The 71-year-old says she is shocked and heartbroken that she has to appear in court like a common criminal next week for trying to supplement her pension by selling bread and milk to her neighbours.
Ouma Francis Pretorius, who suffers from high blood pressure, was hospitalised after appearing in the Wynberg Magistrates’ Court in November after a City inspector told her she was violating the conditions of her lease agreement for her council flat in Oleander Court.
“I have lived here for 35 years and the shop is 30 years old now,” Francis explains.
“I started it to keep myself busy and continued after my husband died 20 years ago.
“I make a little money because I often give stuff away to help the community. Not once have I not paid my rent to the City.”
She says in 2018 she got a skrik when a City inspector arrived at her door telling her that complaints were received and she needed to close.
Last year Law Enforcement officers came to serve her with a summons to appear in court.
“Ek het groot geskrik and even the police lady that came here said she couldn’t believe I must go to court for this little stuff I am selling,” she says.
Grandson Emilio Adams, 27, says his frightened ouma appeared in court in November where she was told that she could continue to trade until her next appearance on 25 January.
But on Monday the inspector returned and demanded she close, saying “things would be bad for her” at the next court appearance.
“I can’t even sleep because I am so scared. I was shaking in court the first time and I can’t believe I must go back,” says the ouma.
“I only sell small stuff so I can buy electricity and so on and there are other shops in this area, but they don’t get closed. I put the stuff away and cleared the shop now.
“I am heartbroken because I will miss the children who come for sweets or a packet of chips”

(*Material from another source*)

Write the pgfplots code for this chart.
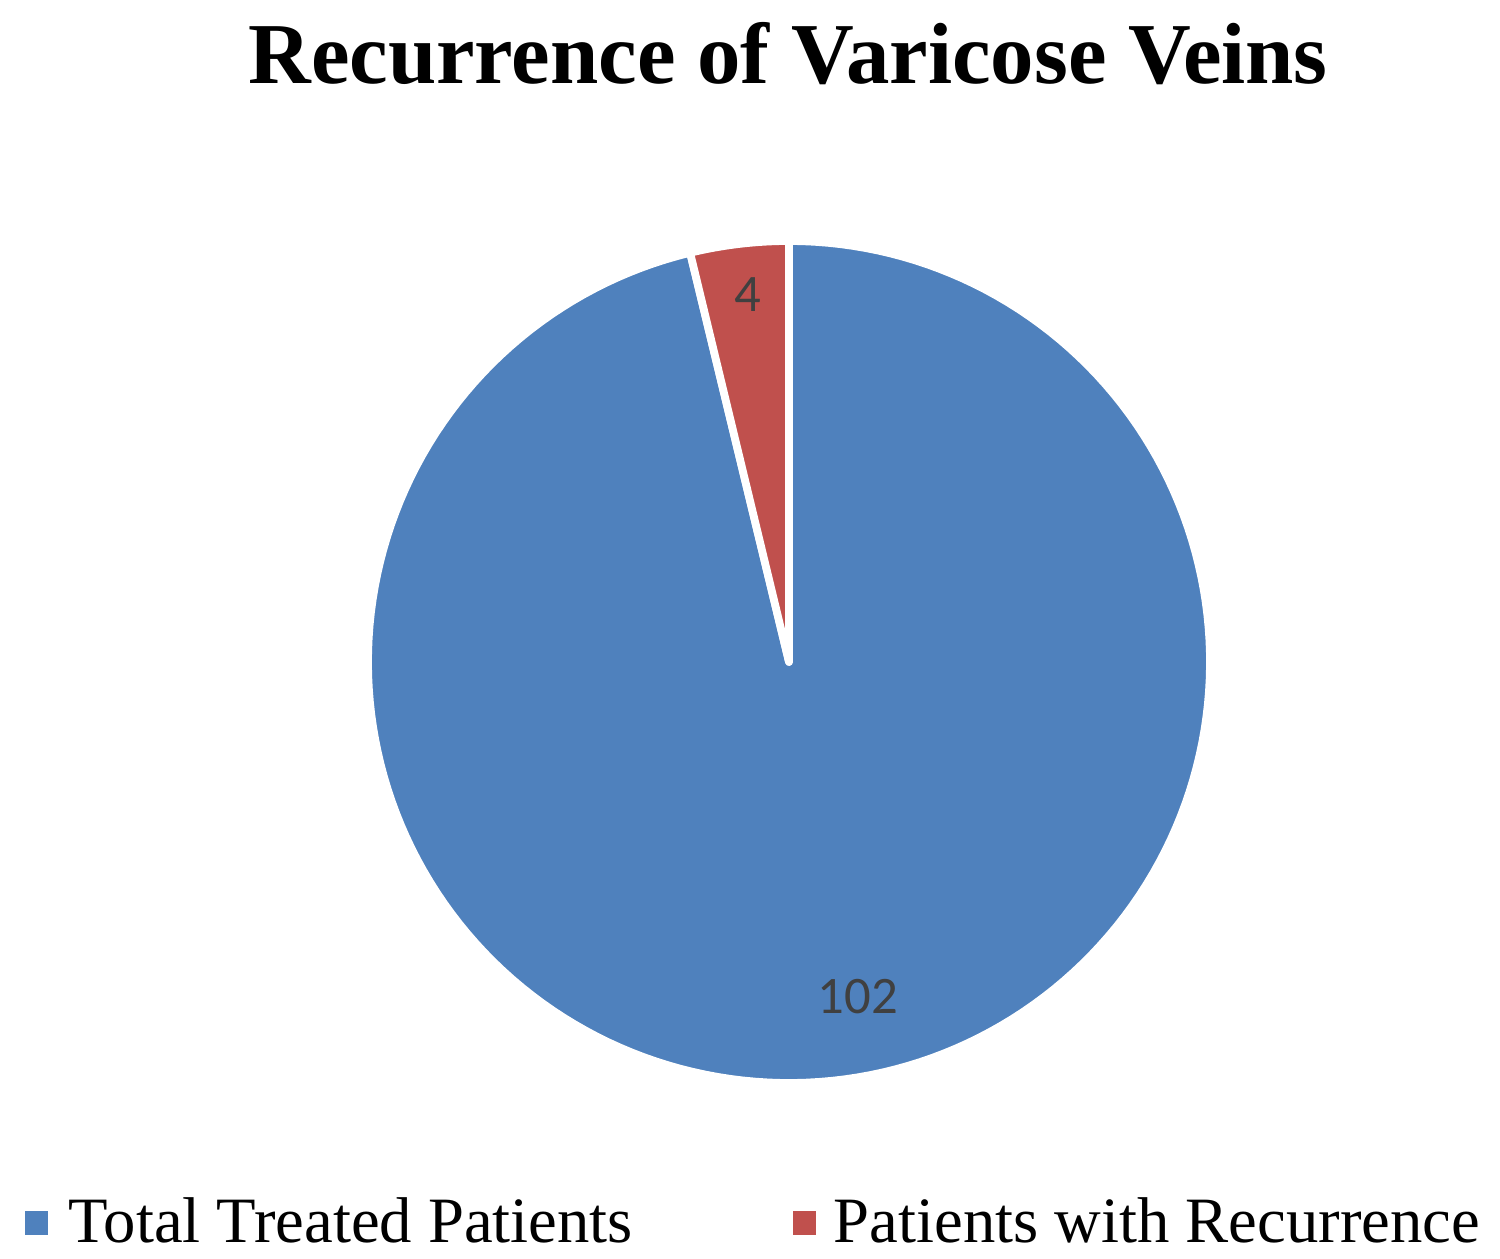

Mayco member for Human Settlements Malusi Booi says the City issued the notice after numerous complaints were received from residents.
“Community complaints indicate residents feel unsafe due to the clientele allegedly attracted by the house shop,” he says.
“In addition, when renting a City-owned residential property, it is important to make sure that tenants abide by the rules of the lease agreement, and the City is entitled to enforce the conditions of the lease.
“City residential lease agreements prohibit these activities from taking place.
“The City received complaints as far back as 2014.”
However, the Daily Voice received two petitions with nearly 300 signatures calling for the winkeltjie to stay open.
Angry residents who spoke to the Daily Voice claim Booi is lying.
“He is being untruthful. We have not lodged complaints against the house shop and are furious that the elderly lady has to appear in court like a criminal,” one resident said.
“We don’t know what clientele he is referring to as nobody sits there.
“The City should take action against the gangsters selling drugs in the council flats.”